Directly from The Lancet's reference which you linked to it says:
"The symptom onset date of the first patient identified was Dec 1, 2019. None of his family members developed fever or any respiratory symptoms. No epidemiological link was found between the first patient and later cases."
So this makes it clear that the first patient admitted with symptoms cannot be the same as the patient who died because it goes on to say:"The first fatal case, who had continuous exposure to the market, was admitted to hospital because of a 7-day history of fever, cough, and dyspnoea. 5 days after illness onset, his wife, a 53-year-old woman who had no known history of exposure to the market, also presented with pneumonia and was hospitalised in the isolation ward."
It is impossible that anyone associated with the first patient could have had the virus, and the wife being referred to was married to the dead patient, not the first patient.
You, however concluded that:
That was impossible.In other words, as early as the second week of December, Wuhan doctors were finding cases that indicated the virus was spreading from one human to another.
As the first fatal case was recorded on 10 January 2020 it was accurate for the Chinese health authorities to advise the WHO that in early January they could not confirm human to human transmission.
This point is, however, a technicality.
Being able to confirm - or show clear evidence - is not the same as it cannot happen.

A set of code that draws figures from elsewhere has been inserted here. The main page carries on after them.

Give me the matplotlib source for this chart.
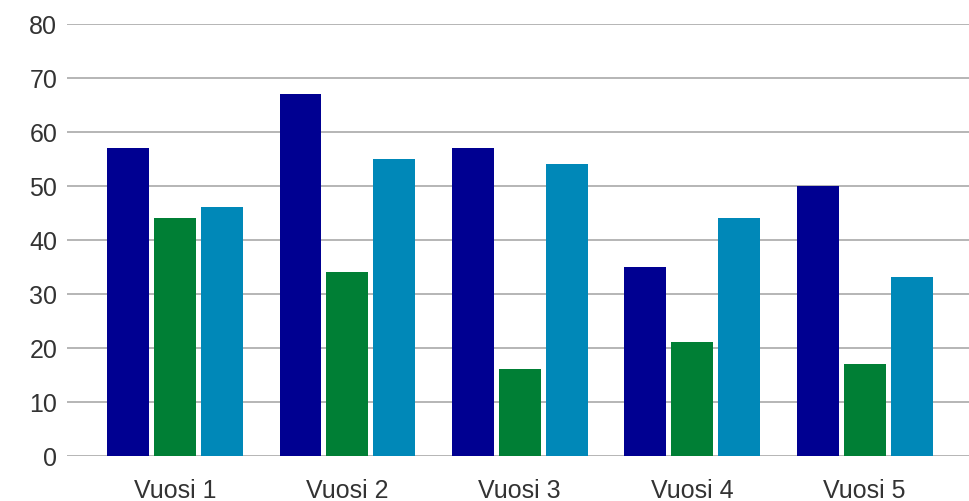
import matplotlib
matplotlib.use("Agg")
import matplotlib.pyplot as plt
import numpy as np

categories = ["Vuosi 1", "Vuosi 2", "Vuosi 3", "Vuosi 4", "Vuosi 5"]
series_a = [57, 67, 57, 35, 50]
series_b = [44, 34, 16, 21, 17]
series_c = [46, 55, 54, 44, 33]
y_ticks = [0, 10, 20, 30, 40, 50, 60, 70, 80]

colors = ["#000091", "#007F35", "#0088B8"]

plt.rcParams["font.family"] = ["Liberation Sans", "DejaVu Sans"]

fig = plt.figure(figsize=(9.69, 5.02), dpi=100)
ax = fig.add_axes([67 / 969, 0.0902, 1 - 67 / 969, 0.951 - 0.0902])

x = np.arange(len(categories))
width = 0.243
offset = 0.272
for i, (vals, col) in enumerate(zip([series_a, series_b, series_c], colors)):
    ax.bar(x + (i - 1) * offset, vals, width=width, color=col, zorder=3)

ax.set_ylim(0, 80)
ax.set_xlim(-0.626, 4.605)
ax.set_yticks(y_ticks)
ax.set_xticks(x)
ax.set_xticklabels(categories)
ax.yaxis.grid(True, color="#b5b5b5", linewidth=1.4, zorder=0)
ax.set_axisbelow(True)
for s in ax.spines.values():
    s.set_visible(False)
ax.tick_params(axis="both", length=0, labelsize=18, labelcolor="#333333")
ax.tick_params(axis="y", pad=7)
ax.tick_params(axis="x", pad=16)

fig.savefig("out.png", dpi=100)
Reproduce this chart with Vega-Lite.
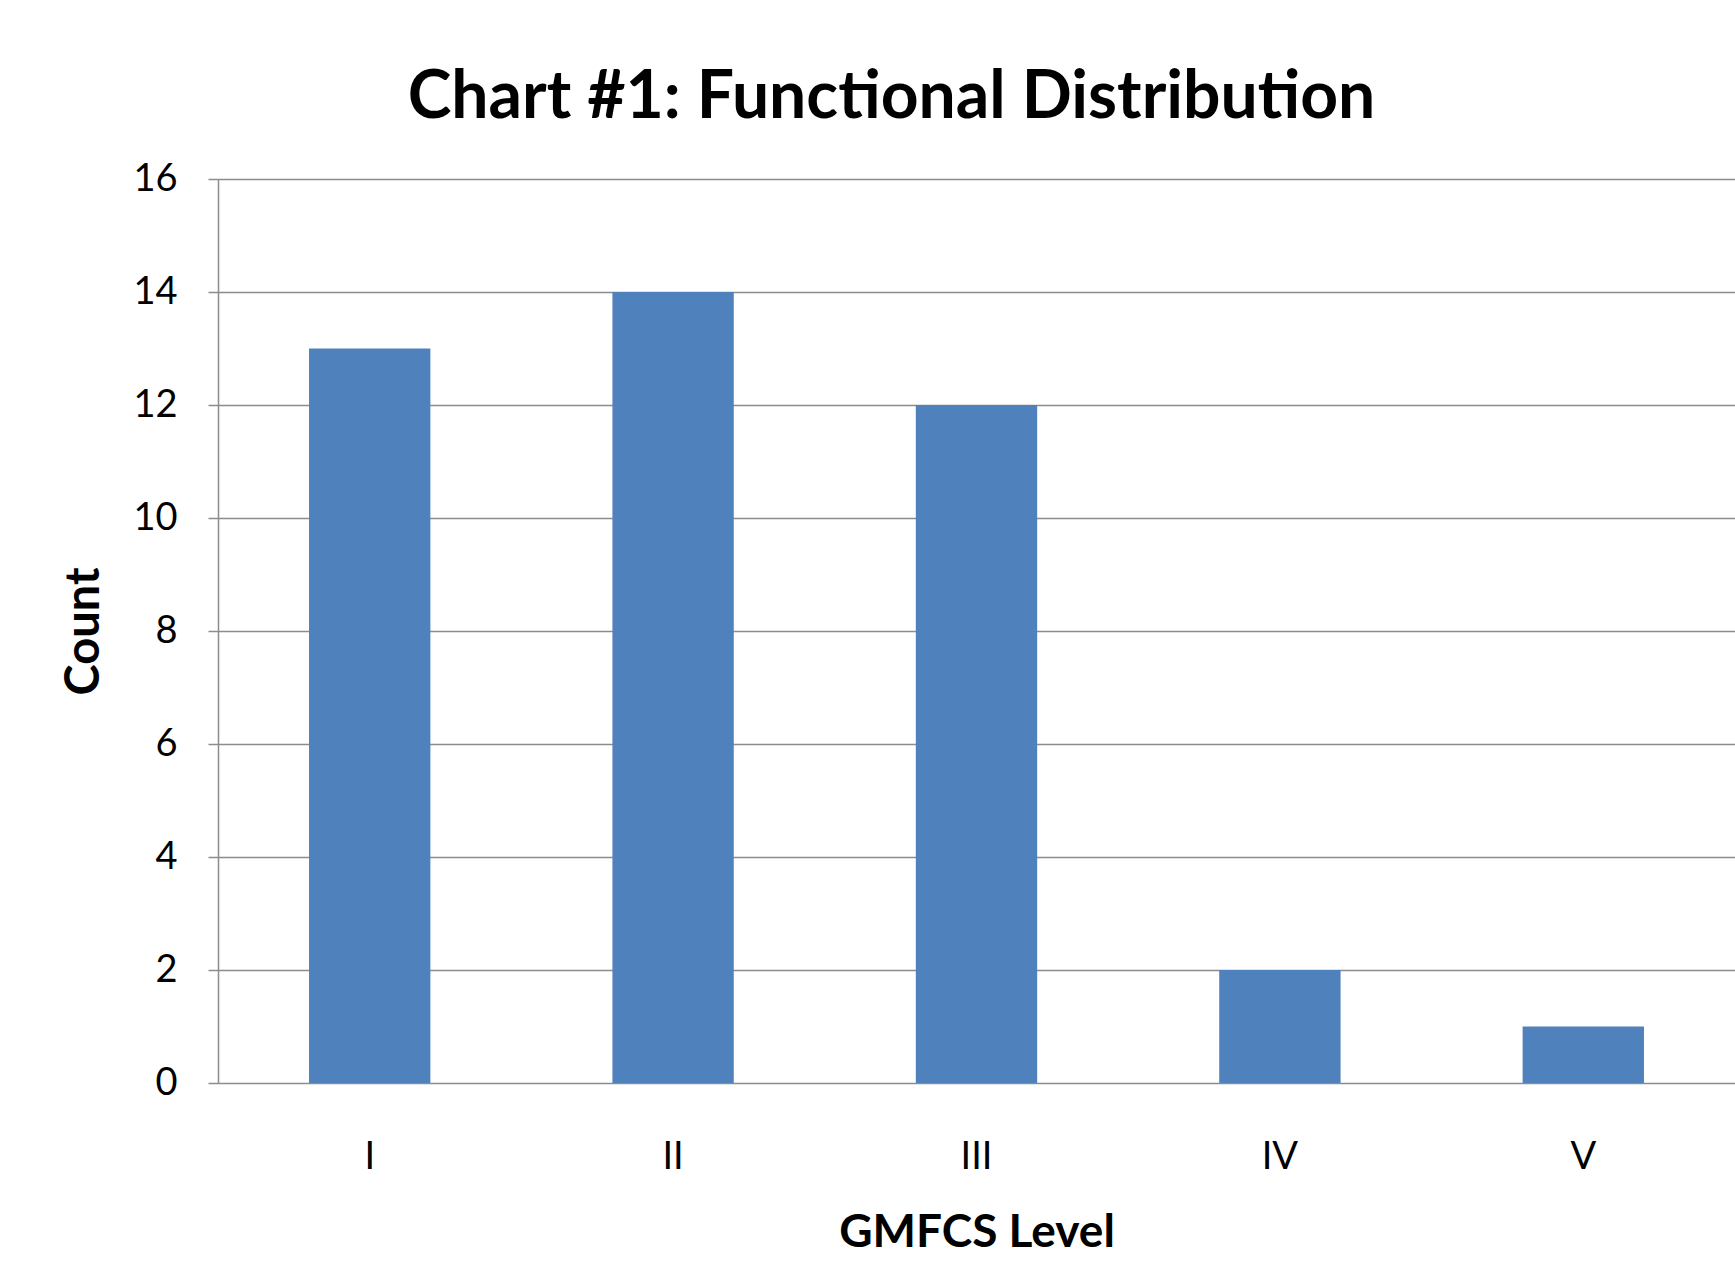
{
  "$schema": "https://vega.github.io/schema/vega-lite/v6.json",
  "autosize": {"type": "none"},
  "padding": {"left": 218, "top": 179, "right": 0, "bottom": 197},
  "width": 1517,
  "height": 904,
  "background": "white",
  "title": {
    "text": "Chart #1: Functional Distribution",
    "font": "Lato",
    "fontSize": 66,
    "fontWeight": "bold",
    "color": "#000000",
    "anchor": "middle",
    "dx": -85,
    "baseline": "alphabetic",
    "offset": -24
  },
  "data": {
    "values": [
      {"level": "I", "count": 13},
      {"level": "II", "count": 14},
      {"level": "III", "count": 12},
      {"level": "IV", "count": 2},
      {"level": "V", "count": 1}
    ]
  },
  "mark": {"type": "bar", "color": "#4F81BD"},
  "encoding": {
    "x": {
      "field": "level",
      "type": "nominal",
      "sort": null,
      "scale": {"paddingInner": 0.6, "paddingOuter": 0.3},
      "axis": {
        "title": "GMFCS Level",
        "labelAngle": 0,
        "labelFont": "Lato",
        "labelFontSize": 38,
        "labelColor": "#000000",
        "labelBaseline": "middle",
        "labelPadding": 74,
        "ticks": false,
        "tickSize": 0,
        "domain": false,
        "titleFont": "Lato",
        "titleFontSize": 46,
        "titleFontWeight": "bold",
        "titleColor": "#000000",
        "titleBaseline": "middle",
        "titleY": 149
      }
    },
    "y": {
      "field": "count",
      "type": "quantitative",
      "scale": {"domain": [0, 16], "nice": false},
      "axis": {
        "title": "Count",
        "values": [0, 2, 4, 6, 8, 10, 12, 14, 16],
        "grid": true,
        "gridColor": "#8c8c8c",
        "gridWidth": 1.5,
        "domainColor": "#8c8c8c",
        "domainWidth": 1.5,
        "tickColor": "#8c8c8c",
        "tickWidth": 1.5,
        "tickSize": 10,
        "labelFont": "Lato",
        "labelFontSize": 38,
        "labelColor": "#000000",
        "labelPadding": 31,
        "labelBaseline": "middle",
        "titleFont": "Lato",
        "titleFontSize": 47,
        "titleFontWeight": "bold",
        "titleColor": "#000000",
        "titleAngle": -90,
        "titleX": -134,
        "titleY": 452,
        "titleAlign": "center",
        "titleBaseline": "middle"
      }
    }
  },
  "config": {
    "view": {"stroke": null}
  }
}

It is wholly unrealistic for any medical practitioner to think that a SARS-like virus would not have human-to-human transmission capabilities.
Most lay readers will not appreciate this basic fact.
Most journalists seem clueless to this point and have engaged in speculative dribble.
Despite there being no clear evidence the WHO had warned countries about the risk of human-to-human transmission as early as 10 January, and urged precautions.